**Stated exercise**
Copy, in full, each line of the material that holds the word "matplotlib".

**Data shown**
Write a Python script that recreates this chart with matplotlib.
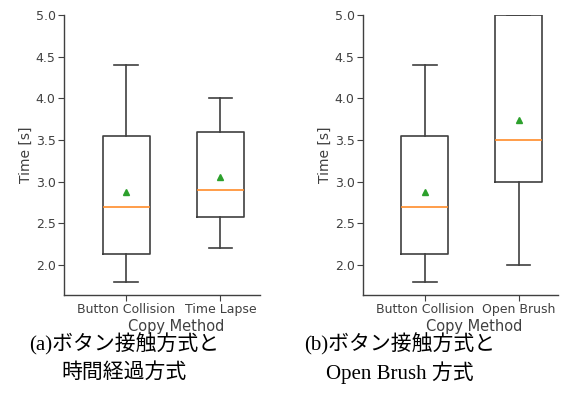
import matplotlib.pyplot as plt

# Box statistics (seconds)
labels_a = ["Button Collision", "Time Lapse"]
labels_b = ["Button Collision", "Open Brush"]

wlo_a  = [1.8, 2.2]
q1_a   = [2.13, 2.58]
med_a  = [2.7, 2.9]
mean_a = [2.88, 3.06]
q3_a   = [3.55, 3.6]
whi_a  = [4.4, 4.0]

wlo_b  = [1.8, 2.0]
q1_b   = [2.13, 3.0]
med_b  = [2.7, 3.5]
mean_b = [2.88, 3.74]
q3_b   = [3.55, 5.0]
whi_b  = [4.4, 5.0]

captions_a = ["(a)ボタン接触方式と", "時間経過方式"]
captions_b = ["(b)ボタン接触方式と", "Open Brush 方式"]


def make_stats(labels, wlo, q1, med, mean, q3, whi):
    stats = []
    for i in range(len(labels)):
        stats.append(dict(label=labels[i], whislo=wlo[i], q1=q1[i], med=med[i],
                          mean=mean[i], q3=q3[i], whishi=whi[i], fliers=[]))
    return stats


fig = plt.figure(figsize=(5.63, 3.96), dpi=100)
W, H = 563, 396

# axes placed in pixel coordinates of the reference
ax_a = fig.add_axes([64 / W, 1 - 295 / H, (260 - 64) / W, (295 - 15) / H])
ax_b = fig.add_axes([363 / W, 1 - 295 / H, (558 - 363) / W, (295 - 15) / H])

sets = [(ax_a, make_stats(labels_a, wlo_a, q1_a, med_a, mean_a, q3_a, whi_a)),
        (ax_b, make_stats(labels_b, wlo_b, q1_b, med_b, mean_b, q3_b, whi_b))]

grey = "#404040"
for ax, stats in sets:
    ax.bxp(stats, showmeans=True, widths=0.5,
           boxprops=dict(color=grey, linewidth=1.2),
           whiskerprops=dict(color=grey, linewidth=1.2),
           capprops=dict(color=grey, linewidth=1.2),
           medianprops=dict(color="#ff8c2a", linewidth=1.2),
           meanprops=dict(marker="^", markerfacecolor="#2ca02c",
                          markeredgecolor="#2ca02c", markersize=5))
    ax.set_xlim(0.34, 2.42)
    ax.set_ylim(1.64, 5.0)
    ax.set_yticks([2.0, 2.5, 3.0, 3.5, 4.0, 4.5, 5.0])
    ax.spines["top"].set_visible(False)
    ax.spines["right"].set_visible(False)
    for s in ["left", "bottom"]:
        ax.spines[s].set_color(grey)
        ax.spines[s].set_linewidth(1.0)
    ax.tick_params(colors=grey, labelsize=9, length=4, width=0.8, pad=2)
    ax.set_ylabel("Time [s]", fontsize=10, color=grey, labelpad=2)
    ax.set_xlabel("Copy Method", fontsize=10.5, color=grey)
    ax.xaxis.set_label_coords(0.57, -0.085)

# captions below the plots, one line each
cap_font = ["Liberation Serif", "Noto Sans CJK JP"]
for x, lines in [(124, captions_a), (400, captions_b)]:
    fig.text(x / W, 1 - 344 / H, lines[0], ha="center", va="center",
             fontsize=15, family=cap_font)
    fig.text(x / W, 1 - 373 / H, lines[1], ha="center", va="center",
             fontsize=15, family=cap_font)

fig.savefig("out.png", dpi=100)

**Response below**
Write a Python script that recreates this chart with matplotlib.
import matplotlib.pyplot as plt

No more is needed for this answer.